## WHAT THE TASK ASKS
Go through the lines below and copy each one that holds the string "this".
# PROVIDED DATA start
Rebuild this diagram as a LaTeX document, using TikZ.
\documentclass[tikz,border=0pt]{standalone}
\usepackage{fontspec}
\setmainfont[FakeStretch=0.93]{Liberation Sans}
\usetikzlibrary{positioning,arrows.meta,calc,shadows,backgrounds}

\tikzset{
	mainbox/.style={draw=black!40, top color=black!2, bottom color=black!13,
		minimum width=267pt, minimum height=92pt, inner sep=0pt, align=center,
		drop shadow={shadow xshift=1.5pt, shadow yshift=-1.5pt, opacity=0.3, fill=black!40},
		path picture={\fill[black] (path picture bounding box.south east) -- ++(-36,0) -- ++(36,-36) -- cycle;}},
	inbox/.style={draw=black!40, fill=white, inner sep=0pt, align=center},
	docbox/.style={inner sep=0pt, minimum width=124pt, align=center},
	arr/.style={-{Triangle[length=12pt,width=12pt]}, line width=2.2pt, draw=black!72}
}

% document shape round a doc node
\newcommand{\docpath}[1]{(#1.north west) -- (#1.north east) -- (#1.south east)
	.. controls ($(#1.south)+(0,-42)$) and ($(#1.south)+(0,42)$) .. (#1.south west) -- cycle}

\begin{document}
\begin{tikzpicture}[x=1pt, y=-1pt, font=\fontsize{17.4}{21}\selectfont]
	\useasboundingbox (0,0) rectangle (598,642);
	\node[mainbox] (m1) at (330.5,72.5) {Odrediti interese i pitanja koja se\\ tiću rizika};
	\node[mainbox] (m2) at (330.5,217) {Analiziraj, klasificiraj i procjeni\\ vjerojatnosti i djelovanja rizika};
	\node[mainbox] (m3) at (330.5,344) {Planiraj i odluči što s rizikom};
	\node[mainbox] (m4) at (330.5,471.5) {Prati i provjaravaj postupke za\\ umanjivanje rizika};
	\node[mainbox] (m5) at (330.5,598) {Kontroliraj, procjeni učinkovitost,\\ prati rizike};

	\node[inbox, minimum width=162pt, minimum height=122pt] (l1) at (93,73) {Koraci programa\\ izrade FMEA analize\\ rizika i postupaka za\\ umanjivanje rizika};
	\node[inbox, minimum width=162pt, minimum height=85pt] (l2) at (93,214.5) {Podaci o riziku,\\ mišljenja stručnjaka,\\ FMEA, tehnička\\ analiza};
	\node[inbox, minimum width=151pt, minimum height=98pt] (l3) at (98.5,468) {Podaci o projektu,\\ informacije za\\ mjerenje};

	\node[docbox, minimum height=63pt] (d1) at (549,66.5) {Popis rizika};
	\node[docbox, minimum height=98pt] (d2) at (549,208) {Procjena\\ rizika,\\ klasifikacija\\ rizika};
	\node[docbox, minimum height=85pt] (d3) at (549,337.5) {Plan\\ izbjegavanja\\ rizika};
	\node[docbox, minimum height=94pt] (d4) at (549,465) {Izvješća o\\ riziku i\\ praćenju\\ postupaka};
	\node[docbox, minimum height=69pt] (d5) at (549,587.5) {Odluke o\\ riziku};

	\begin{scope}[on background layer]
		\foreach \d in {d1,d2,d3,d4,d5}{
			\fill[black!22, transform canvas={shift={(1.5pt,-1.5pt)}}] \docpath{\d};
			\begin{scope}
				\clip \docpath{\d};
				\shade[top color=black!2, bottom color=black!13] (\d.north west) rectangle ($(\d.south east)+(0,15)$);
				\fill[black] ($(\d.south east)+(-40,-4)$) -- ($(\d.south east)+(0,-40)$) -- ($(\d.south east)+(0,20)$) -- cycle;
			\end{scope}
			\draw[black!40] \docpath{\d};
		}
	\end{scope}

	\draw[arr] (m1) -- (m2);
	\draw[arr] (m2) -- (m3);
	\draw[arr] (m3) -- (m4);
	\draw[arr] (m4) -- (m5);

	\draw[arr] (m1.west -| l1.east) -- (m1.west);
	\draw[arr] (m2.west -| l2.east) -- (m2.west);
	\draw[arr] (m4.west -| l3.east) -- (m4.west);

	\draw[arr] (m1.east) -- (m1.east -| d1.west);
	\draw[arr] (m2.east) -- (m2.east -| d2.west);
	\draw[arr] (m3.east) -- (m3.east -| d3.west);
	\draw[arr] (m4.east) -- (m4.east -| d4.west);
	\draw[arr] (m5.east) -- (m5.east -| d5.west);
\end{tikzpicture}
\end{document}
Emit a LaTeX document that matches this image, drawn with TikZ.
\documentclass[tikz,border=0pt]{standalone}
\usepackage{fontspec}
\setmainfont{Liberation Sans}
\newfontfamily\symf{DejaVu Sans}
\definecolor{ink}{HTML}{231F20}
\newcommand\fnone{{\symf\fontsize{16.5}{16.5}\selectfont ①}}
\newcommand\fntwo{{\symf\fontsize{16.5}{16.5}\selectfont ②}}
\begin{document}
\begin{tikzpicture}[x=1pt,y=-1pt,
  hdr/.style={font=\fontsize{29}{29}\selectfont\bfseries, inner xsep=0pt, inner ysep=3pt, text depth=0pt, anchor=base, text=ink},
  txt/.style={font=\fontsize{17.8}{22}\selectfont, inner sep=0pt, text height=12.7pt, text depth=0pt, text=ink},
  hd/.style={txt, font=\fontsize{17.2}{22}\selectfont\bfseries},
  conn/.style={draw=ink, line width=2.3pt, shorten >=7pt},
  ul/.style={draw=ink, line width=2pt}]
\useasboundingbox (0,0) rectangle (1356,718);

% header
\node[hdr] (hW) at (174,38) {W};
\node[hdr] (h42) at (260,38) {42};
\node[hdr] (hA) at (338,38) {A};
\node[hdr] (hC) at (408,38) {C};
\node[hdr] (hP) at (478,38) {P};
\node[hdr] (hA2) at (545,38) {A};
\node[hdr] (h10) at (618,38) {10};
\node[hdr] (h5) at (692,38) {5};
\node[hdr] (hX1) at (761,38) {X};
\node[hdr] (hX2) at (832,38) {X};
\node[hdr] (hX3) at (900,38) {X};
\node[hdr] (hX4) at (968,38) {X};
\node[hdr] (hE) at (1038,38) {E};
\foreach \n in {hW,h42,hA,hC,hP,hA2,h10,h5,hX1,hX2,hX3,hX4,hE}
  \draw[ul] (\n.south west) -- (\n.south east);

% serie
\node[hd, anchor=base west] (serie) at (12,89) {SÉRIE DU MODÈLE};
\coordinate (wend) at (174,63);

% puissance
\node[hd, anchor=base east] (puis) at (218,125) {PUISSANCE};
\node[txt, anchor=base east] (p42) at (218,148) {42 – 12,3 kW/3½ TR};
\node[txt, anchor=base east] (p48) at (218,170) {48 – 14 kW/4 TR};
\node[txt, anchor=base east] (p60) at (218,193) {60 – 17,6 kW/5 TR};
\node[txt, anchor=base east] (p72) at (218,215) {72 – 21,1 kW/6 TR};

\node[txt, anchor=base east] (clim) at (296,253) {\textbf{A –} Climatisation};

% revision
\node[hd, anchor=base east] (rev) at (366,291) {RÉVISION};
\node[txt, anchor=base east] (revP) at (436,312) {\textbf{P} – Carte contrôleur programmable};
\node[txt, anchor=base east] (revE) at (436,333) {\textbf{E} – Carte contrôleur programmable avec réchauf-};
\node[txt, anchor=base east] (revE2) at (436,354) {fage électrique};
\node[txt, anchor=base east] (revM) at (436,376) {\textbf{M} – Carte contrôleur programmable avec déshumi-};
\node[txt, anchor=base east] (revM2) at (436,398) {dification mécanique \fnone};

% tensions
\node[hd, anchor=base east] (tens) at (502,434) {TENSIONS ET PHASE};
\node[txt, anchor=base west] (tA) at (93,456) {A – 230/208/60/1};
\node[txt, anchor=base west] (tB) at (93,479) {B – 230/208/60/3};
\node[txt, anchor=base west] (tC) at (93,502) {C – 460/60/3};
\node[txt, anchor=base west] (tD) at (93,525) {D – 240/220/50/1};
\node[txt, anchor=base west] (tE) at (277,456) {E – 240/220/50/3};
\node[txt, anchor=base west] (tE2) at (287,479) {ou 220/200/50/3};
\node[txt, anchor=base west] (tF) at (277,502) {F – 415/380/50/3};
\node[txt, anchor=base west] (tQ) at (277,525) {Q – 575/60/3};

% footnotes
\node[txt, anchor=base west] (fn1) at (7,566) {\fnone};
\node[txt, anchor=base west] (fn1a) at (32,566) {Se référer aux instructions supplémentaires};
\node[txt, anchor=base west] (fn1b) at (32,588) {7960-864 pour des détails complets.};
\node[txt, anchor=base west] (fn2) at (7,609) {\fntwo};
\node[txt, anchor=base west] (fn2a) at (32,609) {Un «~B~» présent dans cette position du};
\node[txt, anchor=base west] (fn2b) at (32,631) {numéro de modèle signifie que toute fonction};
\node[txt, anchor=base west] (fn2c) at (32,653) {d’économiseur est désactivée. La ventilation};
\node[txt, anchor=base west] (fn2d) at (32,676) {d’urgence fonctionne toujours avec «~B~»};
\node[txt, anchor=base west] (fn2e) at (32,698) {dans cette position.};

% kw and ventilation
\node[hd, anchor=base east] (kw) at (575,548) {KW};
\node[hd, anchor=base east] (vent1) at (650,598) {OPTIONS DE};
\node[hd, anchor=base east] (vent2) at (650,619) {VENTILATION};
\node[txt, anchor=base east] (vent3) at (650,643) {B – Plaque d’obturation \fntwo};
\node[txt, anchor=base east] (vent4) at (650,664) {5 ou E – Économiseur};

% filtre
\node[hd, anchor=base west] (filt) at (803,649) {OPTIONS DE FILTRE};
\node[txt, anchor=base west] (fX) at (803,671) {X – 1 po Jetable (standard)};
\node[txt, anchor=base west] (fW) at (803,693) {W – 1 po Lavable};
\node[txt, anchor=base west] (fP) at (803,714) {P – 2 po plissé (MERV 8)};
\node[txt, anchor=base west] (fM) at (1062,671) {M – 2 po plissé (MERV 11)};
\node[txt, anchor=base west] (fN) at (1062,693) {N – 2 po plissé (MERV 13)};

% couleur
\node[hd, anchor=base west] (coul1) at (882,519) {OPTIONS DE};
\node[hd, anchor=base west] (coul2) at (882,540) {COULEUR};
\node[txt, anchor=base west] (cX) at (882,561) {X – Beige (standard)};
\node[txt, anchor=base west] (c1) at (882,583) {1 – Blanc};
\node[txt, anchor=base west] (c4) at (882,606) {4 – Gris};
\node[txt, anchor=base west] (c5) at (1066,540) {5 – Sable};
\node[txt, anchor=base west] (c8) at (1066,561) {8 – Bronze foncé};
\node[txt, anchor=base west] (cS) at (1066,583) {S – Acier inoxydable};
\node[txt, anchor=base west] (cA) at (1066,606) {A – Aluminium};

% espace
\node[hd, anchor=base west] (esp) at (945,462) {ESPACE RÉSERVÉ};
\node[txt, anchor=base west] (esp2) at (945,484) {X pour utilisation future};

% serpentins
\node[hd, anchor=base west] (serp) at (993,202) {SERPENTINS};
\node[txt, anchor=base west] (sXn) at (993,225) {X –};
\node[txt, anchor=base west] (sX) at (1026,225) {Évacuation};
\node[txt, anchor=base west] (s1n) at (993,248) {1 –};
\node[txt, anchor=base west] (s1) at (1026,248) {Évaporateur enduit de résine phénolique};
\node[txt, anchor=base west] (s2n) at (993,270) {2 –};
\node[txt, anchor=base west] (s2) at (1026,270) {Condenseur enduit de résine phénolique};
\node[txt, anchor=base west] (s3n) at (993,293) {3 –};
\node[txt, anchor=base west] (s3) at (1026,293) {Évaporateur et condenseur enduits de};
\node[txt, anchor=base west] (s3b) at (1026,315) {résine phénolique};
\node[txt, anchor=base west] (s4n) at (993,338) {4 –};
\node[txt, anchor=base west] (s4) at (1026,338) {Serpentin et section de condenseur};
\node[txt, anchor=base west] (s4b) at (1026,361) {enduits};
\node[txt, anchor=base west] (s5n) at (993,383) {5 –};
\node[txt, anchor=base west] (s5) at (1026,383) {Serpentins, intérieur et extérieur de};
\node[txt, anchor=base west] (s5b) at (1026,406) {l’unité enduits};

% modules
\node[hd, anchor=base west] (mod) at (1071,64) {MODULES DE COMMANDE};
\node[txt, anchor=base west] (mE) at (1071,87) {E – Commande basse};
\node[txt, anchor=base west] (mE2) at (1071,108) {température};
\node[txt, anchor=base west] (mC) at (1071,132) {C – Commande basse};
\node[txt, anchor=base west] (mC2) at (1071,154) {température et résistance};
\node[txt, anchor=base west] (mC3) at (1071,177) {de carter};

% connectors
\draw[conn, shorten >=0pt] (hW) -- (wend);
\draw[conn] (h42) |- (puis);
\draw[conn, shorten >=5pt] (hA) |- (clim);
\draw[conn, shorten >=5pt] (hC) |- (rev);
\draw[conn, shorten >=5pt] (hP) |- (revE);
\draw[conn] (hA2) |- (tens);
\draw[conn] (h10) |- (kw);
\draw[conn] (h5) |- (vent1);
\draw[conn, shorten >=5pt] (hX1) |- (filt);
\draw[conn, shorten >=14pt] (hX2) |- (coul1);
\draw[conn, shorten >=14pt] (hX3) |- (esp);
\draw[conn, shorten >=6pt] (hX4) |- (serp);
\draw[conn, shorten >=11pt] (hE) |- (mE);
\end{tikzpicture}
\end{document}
# PROVIDED DATA end
## FULL OUTPUT
Rebuild this diagram as a LaTeX document, using TikZ.
Emit a LaTeX document that matches this image, drawn with TikZ.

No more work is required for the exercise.